08 Ocak 2019

YAZGISINDA BÜYÜKLÜK OLAN

Büyük bir aşkı tadan kişi, ancak yazgısında da büyüklük olandır. Sevgili için dökülen gözyaşları ise şifasıdır kalbin.

Birisi için üzülmeyi bıraktığında, onu sevmeyi de bırakmış olmaz insan. Aslında kendisini sevmeyi hatırlamış olur ve kendini sevmekle bir başkasını sevmek, özünde aynı şeydir.

Sevdiğin, her neredeyse - seni artık sende seviyor olacak.

Bunu gönlüne anlatmak zordur ama aslında sevdiğinin ardından yas tutmaya da gerek yoktur. Çünkü ölen sadece bedendir ve üzüldüğümüz şey, o bedenin toprağa karışacak olması değildir. Ağaç hep oradayken düşen yapraklar için üzülür müsün? Hayat hep oradayken ne diye ölüm için üzülesin?
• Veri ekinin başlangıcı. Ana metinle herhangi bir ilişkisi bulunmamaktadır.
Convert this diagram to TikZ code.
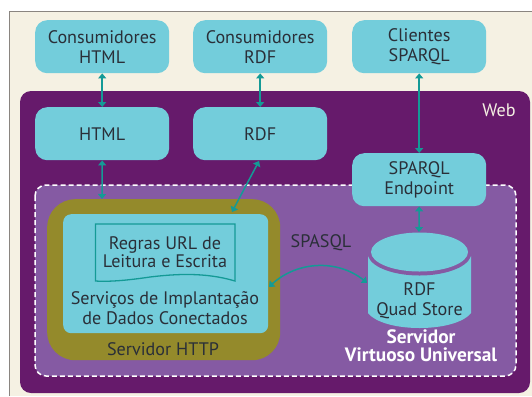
\documentclass[tikz,border=0pt]{standalone}
\usepackage{fontspec}
\setmainfont{PT Sans}
\usetikzlibrary{arrows.meta,bending}
\definecolor{cream}{HTML}{F5F1E3}
\definecolor{frameline}{HTML}{8A8580}
\definecolor{webpurple}{HTML}{661A6B}
\definecolor{lightpurple}{HTML}{855AA3}
\definecolor{olive}{HTML}{948A2B}
\definecolor{cyanbox}{HTML}{73CDDB}
\definecolor{teal}{HTML}{149A96}
\definecolor{ink}{HTML}{2A2F38}
\tikzset{
  x=1bp,y=-1bp,
  cbox/.style={fill=cyanbox,rounded corners=12bp,minimum width=134bp,minimum height=53bp,inner sep=0pt,
    align=center,text=ink,font=\fontsize{18.2}{20}\selectfont,anchor=north west},
  link/.style={draw=teal,line width=1.5bp,{Triangle[width=8bp,length=5bp]}-{Triangle[width=8bp,length=5bp]}},
  lab/.style={text=ink,font=\fontsize{18.2}{20}\selectfont,align=center,inner sep=0pt},
}
\begin{document}
\begin{tikzpicture}
\useasboundingbox (0,0) rectangle (532,396);
\fill[white] (0,0) rectangle (532,396);
\fill[cream] (9,11) rectangle (532,396);
\draw[frameline,line width=1bp] (9,396) -- (9,11) -- (532,11);
\fill[webpurple,rounded corners=11bp] (20,91) rectangle (530,393);
\node[text=cream,font=\fontsize{18.2}{19}\selectfont,inner sep=0pt] (web) at (499,110) {Web};
\fill[lightpurple,rounded corners=11bp] (35,185) rectangle (516,376);
\draw[white,line width=1.5bp,dash pattern=on 5bp off 3bp,rounded corners=11bp] (35,185) rectangle (516,376);
\node[fill=olive,rounded corners=28bp,minimum width=233bp,minimum height=161bp,inner sep=0pt,anchor=north west] (http) at (47,199) {};
\node[fill=cyanbox,rounded corners=8bp,minimum width=205bp,minimum height=119bp,inner sep=0pt,anchor=north west] (svc) at (63,214) {};
\node[lab] (httplab) at (163,349) {Servidor HTTP};
\draw[teal,line width=1.3bp] (95.5,224) -- (235,224) -- (235,281)
   .. controls (205,272) and (175,274) .. (150,277) .. controls (130,280) and (110,282) .. (95.5,281) -- cycle;
\node[lab] (rules) at (165,252) {Regras URL de\\[-1.5bp]Leitura e Escrita};
\node[lab] (svclab) at (165,308) {Serviços de Implantação\\de Dados Conectados};
\node[cbox] (c1) at (35,20) {Consumidores\\HTML};
\node[cbox] (c2) at (193,20) {Consumidores\\RDF};
\node[cbox] (c3) at (352,20) {Clientes\\SPARQL};
\node[cbox] (h) at (35,107) {HTML};
\node[cbox] (r) at (193,107) {RDF};
\node[cbox] (e) at (352,153) {SPARQL\\Endpoint};
% cylinder
\fill[cyanbox] (368,256) -- (368,313) .. controls (375,322) and (395,328) .. (419.5,328) .. controls (444,328) and (464,322) .. (471,313) -- (471,256) -- cycle;
\fill[lightpurple] (368,256) .. controls (372,268) and (395,275.5) .. (419.5,275.5) .. controls (444,275.5) and (467,268) .. (471,256) -- (471,250) -- (368,250) -- cycle;
\fill[cyanbox] (419.5,252) ellipse [x radius=48.5, y radius=19.5];
\coordinate (cyltop) at (419,232);
\coordinate (cylwest) at (367,283);
\node[lab] (q) at (419.5,300.5) {RDF\\Quad Store};
\node[lab,text=white,font=\fontsize{19.4}{18.5}\selectfont\bfseries] (sv) at (421,346) {Servidor\\Virtuoso Universal};
\node[lab] (sp) at (321,243) {SPASQL};
\coordinate (svce) at (269,287);
\coordinate (httparrow) at (102,199);
\coordinate (rdfarrow) at (259,161);
\coordinate (rdfin) at (232,212);
\draw[link] (c1.south) -- (h.north);
\draw[link] (c2.south) -- (r.north);
\draw[link] (c3.south) -- (e.north);
\draw[link] (h.south) -- (httparrow);
\draw[link] (rdfarrow) -- (rdfin);
\draw[link] (e.south) -- (cyltop);
\draw[link,{Triangle[width=8bp,length=5bp,bend]}-{Triangle[width=8bp,length=5bp,bend]}] (svce) .. controls (295,260) and (340,258) .. (cylwest);
\end{tikzpicture}
\end{document}
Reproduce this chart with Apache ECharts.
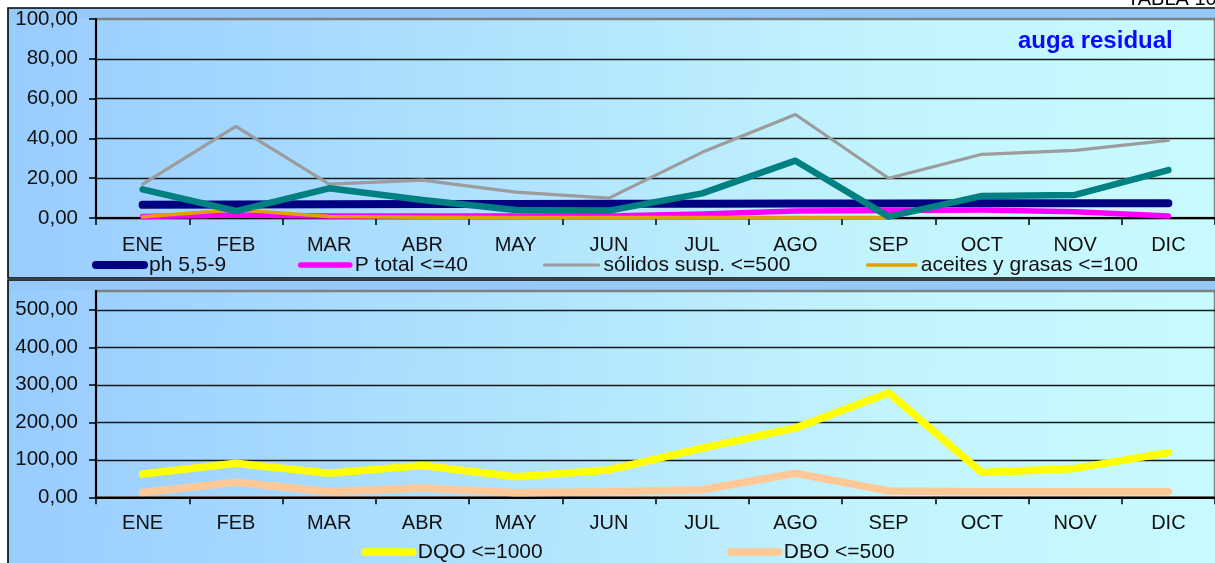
<!DOCTYPE html>
<html>
<head>
<meta charset="utf-8">
<script src="https://cdn.jsdelivr.net/npm/echarts@6/dist/echarts.min.js"></script>
<style>
html,body{margin:0;padding:0;background:#fff;}
#c{width:1215px;height:563px;}
</style>
</head>
<body>
<div id="c"></div>
<script>
// ---- data ----
const categories = ['ENE','FEB','MAR','ABR','MAY','JUN','JUL','AGO','SEP','OCT','NOV','DIC'];
const ph = [6.6, 6.8, 6.9, 7.0, 7.0, 7.1, 7.2, 7.3, 7.3, 7.4, 7.4, 7.4];
const pTotal = [0.8, 1.5, 1.0, 1.0, 1.0, 1.0, 2.0, 3.5, 3.8, 4.0, 3.2, 1.0];
const solidos = [17, 46, 17, 19, 13, 10, 33, 52, 20, 32, 34, 39];
const aceites = [0.6, 4.2, 0.7, 0.4, 0.3, 0.3, 0.3, 0.3, 0.3, null, null, null];
const otro = [14.4, 3.5, 14.9, 9.0, 4.0, 3.7, 12.4, 28.8, 0.7, 11.1, 11.6, 24.1];
const dqo = [62, 91, 64, 85, 55, 73, 131, 185, 279, 66, 77, 119];
const dbo = [13, 40, 15, 25, 12, 15, 20, 64, 17, 15, 15, 15];
const topTicks = [0, 20, 40, 60, 80, 100];
const bottomTicks = [0, 100, 200, 300, 400, 500];
const seriesNames = ['ph 5,5-9', 'P total <=40', 'sólidos susp. <=500', 'aceites y grasas <=100', 'otro', 'DQO <=1000', 'DBO <=500'];

const FF = 'Liberation Sans, Arial, sans-serif';
const fmt = v => v.toFixed(2).replace('.', ',');

const bg = {type:'linear', x:0, y:0, x2:1, y2:0.15, colorStops:[
  {offset:0, color:'#99ccff'}, {offset:0.72, color:'#c2f4fd'}, {offset:1, color:'#c8fbff'}]};

function xAxis(g, margin){
  return {gridIndex:g, type:'category', data:categories, boundaryGap:true,
    axisLine:{show:true, onZero:false, lineStyle:{color:'#000', width:2}},
    axisTick:{show:true, length:7, lineStyle:{color:'#000', width:1.5}},
    axisLabel:{show:true, interval:0, margin:margin, fontSize:20, color:'#111', fontFamily:FF},
    splitLine:{show:false}};
}
function yAxis(g, max, interval, ticks, maxLine){
  return {gridIndex:g, type:'value', min:0, max:max, interval:interval,
    axisLine:{show:true, lineStyle:{color:'#000', width:2}},
    axisTick:{show:true, length:7, customValues:ticks, lineStyle:{color:'#000', width:1.5}},
    axisLabel:{show:true, margin:18, fontSize:20.5, color:'#111', fontFamily:FF, formatter:fmt,
      customValues:ticks, showMaxLabel:true},
    splitLine:{show:true, showMaxLine:maxLine, lineStyle:{color:'#1a1a1a', width:1.3}}};
}
function line(name, data, color, width, xi){
  return {name:name, type:'line', data:data, xAxisIndex:xi, yAxisIndex:xi, symbol:'none',
    color:color, itemStyle:{color:color},
    lineStyle:{color:color, width:width, cap:'round', join:'round'},
    connectNulls:false, silent:true, z:2};
}
function legend(name, left, cy, w){
  return {show:true, data:[name], left:left, top:cy-12, orient:'horizontal', padding:0, itemGap:0,
    itemWidth:w, itemHeight:4, selectedMode:false,
    itemStyle:{opacity:0, borderWidth:0},
    lineStyle:{width:'inherit', cap:'round'},
    textStyle:{fontSize:21, lineHeight:24, color:'#111', fontFamily:FF}};
}

const chart = echarts.init(document.getElementById('c'), null, {renderer:'canvas'});
chart.setOption({
  animation:false,
  backgroundColor:'transparent',
  graphic:[
    {type:'rect', z:-10, shape:{x:8, y:8, width:1220, height:270}, style:{fill:bg, stroke:'#000', lineWidth:1.6}},
    {type:'rect', z:-9, shape:{x:9, y:9, width:1215, height:10}, style:{fill:'#96c8f8'}},
    {type:'rect', z:-10, shape:{x:8, y:280, width:1220, height:300}, style:{fill:bg, stroke:'#000', lineWidth:1.6}},
    {type:'rect', z:-9, shape:{x:9, y:281, width:1215, height:9.5}, style:{fill:'#96c8f8'}},
    {type:'text', z:5, style:{text:'TABLA 10', x:1127, y:-1, fill:'#000', font:'20px ' + FF, verticalAlign:'middle'}},
    {type:'text', z:5, style:{text:'auga residual', x:1018, y:41, fill:'#0a0aff', font:'bold 24px ' + FF, verticalAlign:'middle'}}
  ],
  grid:[
    {left:96, top:19, width:1121, height:199, show:true, borderColor:'#808080', borderWidth:2.5, backgroundColor:'transparent'},
    {left:96, top:291, width:1121, height:206.3, show:true, borderColor:'#808080', borderWidth:2.5, backgroundColor:'transparent'}
  ],
  xAxis:[xAxis(0, 17), xAxis(1, 16)],
  yAxis:[yAxis(0, 100, 20, topTicks, false), yAxis(1, 550, 100, bottomTicks, true)],
  legend:[
    legend(seriesNames[0], 92, 265, 48),
    legend(seriesNames[1], 298, 265, 49),
    legend(seriesNames[2], 543, 265, 54),
    legend(seriesNames[3], 866, 265, 48),
    legend(seriesNames[5], 361, 552, 48),
    legend(seriesNames[6], 727, 552, 48)
  ],
  series:[
    line(seriesNames[0], ph, '#000080', 8, 0),
    line(seriesNames[1], pTotal, '#ff00ff', 5.5, 0),
    line(seriesNames[2], solidos, '#9c9c9c', 3.2, 0),
    line(seriesNames[3], aceites, '#e0a000', 3.5, 0),
    line(seriesNames[4], otro, '#008080', 6.5, 0),
    line(seriesNames[5], dqo, '#ffff00', 7.5, 1),
    line(seriesNames[6], dbo, '#ffc896', 7.5, 1)
  ]
});
</script>
</body>
</html>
İnsan aslında ölen kişinin artık kendisinde yaşamayacağı zannından ötürü üzülür. Oysa hatıralar silinip gitse ve hatta üstünden ömürler de geçse sevgi capcanlıdır ve kalbine aldığın güzelliği oradan artık hiç kimse çıkartamaz. Kalbinde giden kişinin sevgisi olduğu müddetçe kimse senden uzak bir yere gitmemiş demektir.

Ayrılık acısı çekmek, önünde akan bir yaşam nehri varken sen yüzünü, kafanda kurduğun hatırlardan yapılı ölü bir geçmişten; bu canlı, akışkan tazeliğe dönemiyorsun demektir... Ama yine de sorun yoktur. Çünkü yaşamın acelesi yoktur.

Esasında orada olan, sen ben değildir. O her daim yaşayan özdür ve tüm yaşamı sevgisiyle var ettiği için, kaçınılmaz olarak kendisini sende de bende de tekrar sevecek dolayısıyla yaşamı sevmeyi de muhakkak hatırlayacaktır.